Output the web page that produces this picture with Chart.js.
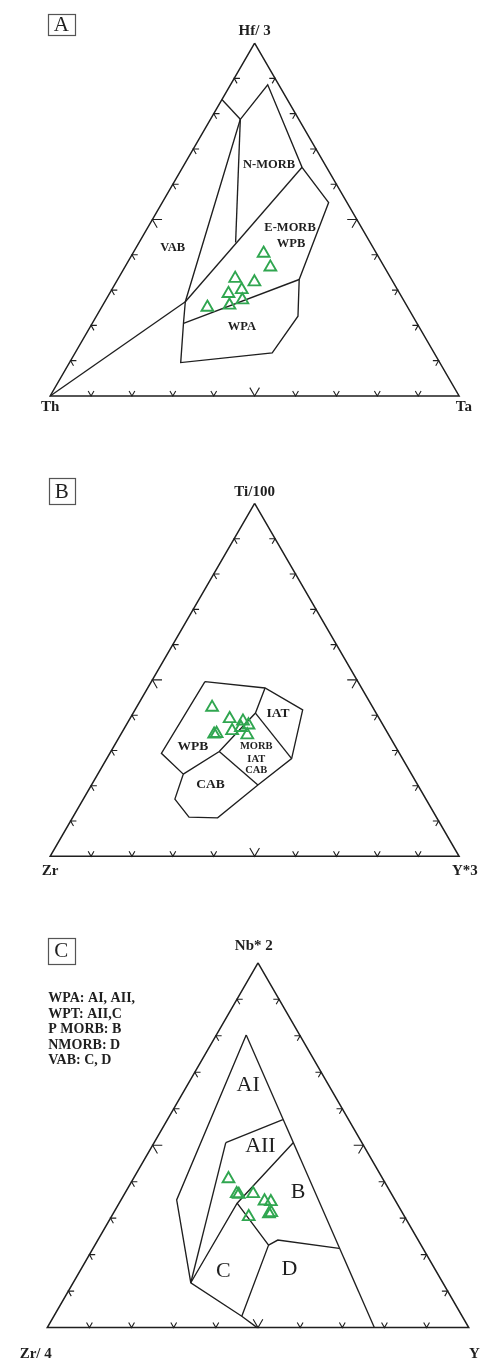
<!DOCTYPE html>
<html><head><meta charset="utf-8">
<script src="https://cdn.jsdelivr.net/npm/chart.js@4.4.1/dist/chart.umd.min.js"></script>
<style>
html,body{margin:0;padding:0;background:#fff;}
body{width:489px;height:1371px;position:relative;overflow:hidden;}
canvas{position:absolute;left:0;}
</style></head><body>
<canvas id="cA" style="top:0px" width="489" height="445"></canvas>
<canvas id="cB" style="top:445px" width="489" height="445"></canvas>
<canvas id="cC" style="top:890px" width="489" height="481"></canvas>
<script>
// ---------- DATA (ternary values in %, given as [apex %, right-corner %]) ----------
// Panel A: Hf/3 (apex) – Th (left) – Ta (right)
const axisLabelsA = ['Hf/ 3', 'Th', 'Ta'];
const samplesA_Hf = [40.4, 36.5, 33.3, 32.3, 29.0, 30.1, 27.2, 25.7, 25.1];
const samplesA_Ta = [32.0, 35.6, 28.6, 33.8, 29.1, 31.8, 33.4, 31.0, 25.9];
const fieldLinesA = [
  [[84, 0], [78.4, 7.3]],
  [[78.4, 7.3], [88.2, 9.1], [64.8, 29.2], [54.8, 40.7], [33.0, 44.4], [22.6, 49.3], [12.2, 48.2], [9.45, 27.2], [20.6, 22.3], [26.7, 19.7], [78.4, 7.3]],
  [[78.4, 7.3], [43.5, 23.6]],
  [[64.8, 29.2], [26.7, 19.7]],
  [[0, 0], [26.7, 19.7]],
  [[20.6, 22.3], [33.0, 44.4]]
];
const fieldNamesA = ['N-MORB', 'E-MORB', 'WPB', 'VAB', 'WPA'];

// Panel B: Ti/100 (apex) – Zr (left) – Y*3 (right)
const axisLabelsB = ['Ti/100', 'Zr', 'Y*3'];
const samplesB_Ti = [42.2, 39.0, 38.3, 37.2, 34.8, 35.6, 34.4, 36.5, 34.6];
const samplesB_Y3 = [18.5, 24.4, 28.0, 29.9, 23.3, 26.7, 31.0, 28.4, 22.8];
const fieldLinesB = [
  [[49.5, 13.1], [47.7, 28.7], [41.5, 41.0], [27.7, 45.2], [20.2, 40.7], [10.9, 35.5], [11.1, 28.4], [16.2, 22.4], [23.3, 20.9], [29.2, 12.6], [49.5, 13.1]],
  [[47.7, 28.7], [40.6, 29.9], [35.6, 28.3], [29.7, 26.5], [23.3, 20.9]],
  [[40.6, 29.9], [27.7, 45.2]],
  [[29.7, 26.5], [20.2, 40.7]]
];
const fieldNamesB = ['IAT', 'WPB', 'MORB', 'IAT', 'CAB', 'CAB'];

// Panel C: Nb*2 (apex) – Zr/4 (left) – Y (right)
const axisLabelsC = ['Nb* 2', 'Zr/ 4', 'Y'];
const samplesC_Nb = [40.8, 36.7, 36.5, 36.7, 34.7, 34.5, 31.5, 31.2, 30.4];
const samplesC_Y = [22.6, 26.6, 27.2, 30.5, 34.2, 35.8, 37.4, 37.0, 32.6];
const fieldLinesC = [
  [[80.2, 7.1], [0, 77.6]],
  [[80.2, 7.1], [35.0, 13.2], [12.3, 27.9], [3.1, 44.6], [0, 49.8]],
  [[50.7, 17.0], [57.0, 27.4]],
  [[50.7, 17.0], [12.3, 27.9]],
  [[50.7, 33.0], [34.1, 28.0], [12.3, 27.9]],
  [[34.1, 28.0], [22.6, 41.2], [3.1, 44.6]],
  [[22.6, 41.2], [24.0, 42.7], [21.7, 58.4]]
];
const fieldNamesC = ['AI', 'AII', 'B', 'C', 'D'];
const legendLinesC = ['WPA: AI, AII,', 'WPT: AII,C', 'P MORB: B', 'NMORB: D', 'VAB: C, D'];

const tickFractions = [0.1, 0.2, 0.3, 0.4, 0.5, 0.6, 0.7, 0.8, 0.9];

// ---------- RENDERING ----------
const SQ = Math.sqrt(3) / 2;
const INK = '#1f1f1f';
const GREEN = '#30a650';
const SERIF = '"Liberation Serif", "Times New Roman", serif';
function cart(p) { const t = p[0] / 100, r = p[1] / 100; return { x: r + 0.5 * t, y: t * SQ }; }
function lineDs(pts, w) {
  return { data: pts, showLine: true, pointRadius: 0, borderColor: INK, borderWidth: w, tension: 0, fill: false };
}

const textPlugin = {
  id: 'texts',
  afterDatasetsDraw(chart, args, opts) {
    const { ctx } = chart; const sx = chart.scales.x, sy = chart.scales.y;
    ctx.save();
    ctx.fillStyle = INK; ctx.textBaseline = 'middle';
    for (const l of opts.labels) {
      ctx.font = l.font; ctx.textAlign = l.align || 'center';
      ctx.fillText(l.text, sx.getPixelForValue(l.x), sy.getPixelForValue(l.y));
    }
    const b = opts.box;
    if (b) {
      const cx = sx.getPixelForValue(b.x), cy = sy.getPixelForValue(b.y);
      ctx.strokeStyle = '#555'; ctx.lineWidth = 1.2;
      ctx.strokeRect(Math.round(cx - b.w / 2) + 0.5, Math.round(cy - b.h / 2) + 0.5, b.w, b.h);
      ctx.font = '21px ' + SERIF; ctx.textAlign = 'center';
      ctx.fillText(b.text, cx, cy + 1);
    }
    ctx.restore();
  }
};

function buildPanel(id, frame, top, right, lines, labels, box) {
  const { Lx, baseY, s, top: ctop, h } = frame;
  const ymax = (baseY - ctop) / s, ymin = ymax - h / s;
  const xmin = -Lx / s, xmax = (489 - Lx) / s;
  const datasets = [];
  const pts = top.map((t, i) => cart([t, right[i]]));
  datasets.push({ data: pts, showLine: false, pointStyle: 'triangle', pointRadius: 6.8, borderColor: GREEN, backgroundColor: 'rgba(0,0,0,0)', borderWidth: 1.9 });
  datasets.push(lineDs([[100, 0], [0, 0], [0, 100], [100, 0]].map(cart), 1.5));
  for (const t of tickFractions) {
    const l = (t === 0.5 ? 10 : 6) / s;
    let v = { x: t, y: 0 };
    datasets.push(lineDs([{ x: v.x - 0.5 * l, y: SQ * l }, v, { x: v.x + 0.5 * l, y: SQ * l }], 1.1));
    v = { x: 0.5 * t, y: SQ * t };
    datasets.push(lineDs([{ x: v.x + l, y: v.y }, v, { x: v.x + 0.5 * l, y: v.y - SQ * l }], 1.1));
    v = { x: 1 - 0.5 * t, y: SQ * t };
    datasets.push(lineDs([{ x: v.x - l, y: v.y }, v, { x: v.x - 0.5 * l, y: v.y - SQ * l }], 1.1));
  }
  for (const ln of lines) datasets.push(lineDs(ln.map(cart), 1.35));
  new Chart(document.getElementById(id), {
    type: 'scatter',
    data: { datasets },
    options: {
      responsive: false, animation: false, events: [],
      layout: { padding: 0 },
      scales: {
        x: { type: 'linear', min: xmin, max: xmax, display: false },
        y: { type: 'linear', min: ymin, max: ymax, display: false }
      },
      plugins: { legend: { display: false }, tooltip: { enabled: false }, texts: { labels, box } }
    },
    plugins: [textPlugin]
  });
}

const AX = 'bold 15px ' + SERIF;
const FA = 'bold 12.5px ' + SERIF;
buildPanel('cA', { Lx: 43, baseY: 403, s: 424, top: 0, h: 445 }, samplesA_Hf, samplesA_Ta, fieldLinesA, [
  { text: axisLabelsA[0], x: 0.5, y: 0.8962, font: AX },
  { text: axisLabelsA[1], x: 0.0, y: -0.0283, font: AX },
  { text: axisLabelsA[2], x: 1.0118, y: -0.0283, font: AX },
  { text: fieldNamesA[0], x: 0.5354, y: 0.5677, font: FA },
  { text: fieldNamesA[1], x: 0.5866, y: 0.412, font: FA },
  { text: fieldNamesA[2], x: 0.5889, y: 0.3743, font: FA },
  { text: fieldNamesA[3], x: 0.2995, y: 0.3649, font: FA },
  { text: fieldNamesA[4], x: 0.4686, y: 0.1698, font: FA }
], { text: 'A', x: 0.0271, y: 0.9116, w: 27, h: 21 });

const FB = 'bold 13.5px ' + SERIF, FBs = 'bold 10.5px ' + SERIF;
buildPanel('cB', { Lx: 43, baseY: 864, s: 424, top: 445, h: 445 }, samplesB_Ti, samplesB_Y3, fieldLinesB, [
  { text: axisLabelsB[0], x: 0.5, y: 0.8939, font: AX },
  { text: axisLabelsB[1], x: 0.0, y: -0.0354, font: AX },
  { text: axisLabelsB[2], x: 1.014, y: -0.0354, font: AX },
  { text: fieldNamesB[0], x: 0.5573, y: 0.3498, font: FB },
  { text: fieldNamesB[1], x: 0.349, y: 0.2689, font: FB },
  { text: fieldNamesB[2], x: 0.504, y: 0.2689, font: FBs },
  { text: fieldNamesB[3], x: 0.504, y: 0.2375, font: FBs },
  { text: fieldNamesB[4], x: 0.504, y: 0.2123, font: FBs },
  { text: fieldNamesB[5], x: 0.3922, y: 0.1769, font: FB }
], { text: 'B', x: 0.0283, y: 0.8962, w: 26, h: 26 });

const FC = '22px ' + SERIF, FL = 'bold 14px ' + SERIF;
buildPanel('cC', { Lx: 40, baseY: 1335, s: 437, top: 890, h: 481 }, samplesC_Nb, samplesC_Y, fieldLinesC, [
  { text: axisLabelsC[0], x: 0.49, y: 0.9062, font: AX },
  { text: axisLabelsC[1], x: -0.0275, y: -0.0618, font: AX },
  { text: axisLabelsC[2], x: 1.0137, y: -0.0618, font: AX },
  { text: fieldNamesC[0], x: 0.4767, y: 0.5744, font: FC },
  { text: fieldNamesC[1], x: 0.5057, y: 0.4309, font: FC },
  { text: fieldNamesC[2], x: 0.595, y: 0.3204, font: FC },
  { text: fieldNamesC[3], x: 0.418, y: 0.1334, font: FC },
  { text: fieldNamesC[4], x: 0.5744, y: 0.1389, font: FC },
  ...legendLinesC.map((t, i) => ({ text: t, x: 0.0023, y: [0.7826, 0.7437, 0.7071, 0.6705, 0.6339][i], font: FL, align: 'left' }))
], { text: 'C', x: 0.0332, y: 0.8947, w: 27, h: 26 });
</script>
</body></html>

==================================================

> **TASK GOAL**:
From the opening line of the listing above through the line bearing "const fieldNamesB = ['IAT', 'WPB', 'MORB', 'IAT', 'CAB', 'CAB'];", repeat each line exactly. Drop every picture.

> **RESPONSE**:
Output the web page that produces this picture with Chart.js.
<!DOCTYPE html>
<html><head><meta charset="utf-8">
<script src="https://cdn.jsdelivr.net/npm/chart.js@4.4.1/dist/chart.umd.min.js"></script>
<style>
html,body{margin:0;padding:0;background:#fff;}
body{width:489px;height:1371px;position:relative;overflow:hidden;}
canvas{position:absolute;left:0;}
</style></head><body>
<canvas id="cA" style="top:0px" width="489" height="445"></canvas>
<canvas id="cB" style="top:445px" width="489" height="445"></canvas>
<canvas id="cC" style="top:890px" width="489" height="481"></canvas>
<script>
// ---------- DATA (ternary values in %, given as [apex %, right-corner %]) ----------
// Panel A: Hf/3 (apex) – Th (left) – Ta (right)
const axisLabelsA = ['Hf/ 3', 'Th', 'Ta'];
const samplesA_Hf = [40.4, 36.5, 33.3, 32.3, 29.0, 30.1, 27.2, 25.7, 25.1];
const samplesA_Ta = [32.0, 35.6, 28.6, 33.8, 29.1, 31.8, 33.4, 31.0, 25.9];
const fieldLinesA = [
  [[84, 0], [78.4, 7.3]],
  [[78.4, 7.3], [88.2, 9.1], [64.8, 29.2], [54.8, 40.7], [33.0, 44.4], [22.6, 49.3], [12.2, 48.2], [9.45, 27.2], [20.6, 22.3], [26.7, 19.7], [78.4, 7.3]],
  [[78.4, 7.3], [43.5, 23.6]],
  [[64.8, 29.2], [26.7, 19.7]],
  [[0, 0], [26.7, 19.7]],
  [[20.6, 22.3], [33.0, 44.4]]
];
const fieldNamesA = ['N-MORB', 'E-MORB', 'WPB', 'VAB', 'WPA'];

// Panel B: Ti/100 (apex) – Zr (left) – Y*3 (right)
const axisLabelsB = ['Ti/100', 'Zr', 'Y*3'];
const samplesB_Ti = [42.2, 39.0, 38.3, 37.2, 34.8, 35.6, 34.4, 36.5, 34.6];
const samplesB_Y3 = [18.5, 24.4, 28.0, 29.9, 23.3, 26.7, 31.0, 28.4, 22.8];
const fieldLinesB = [
  [[49.5, 13.1], [47.7, 28.7], [41.5, 41.0], [27.7, 45.2], [20.2, 40.7], [10.9, 35.5], [11.1, 28.4], [16.2, 22.4], [23.3, 20.9], [29.2, 12.6], [49.5, 13.1]],
  [[47.7, 28.7], [40.6, 29.9], [35.6, 28.3], [29.7, 26.5], [23.3, 20.9]],
  [[40.6, 29.9], [27.7, 45.2]],
  [[29.7, 26.5], [20.2, 40.7]]
];
const fieldNamesB = ['IAT', 'WPB', 'MORB', 'IAT', 'CAB', 'CAB'];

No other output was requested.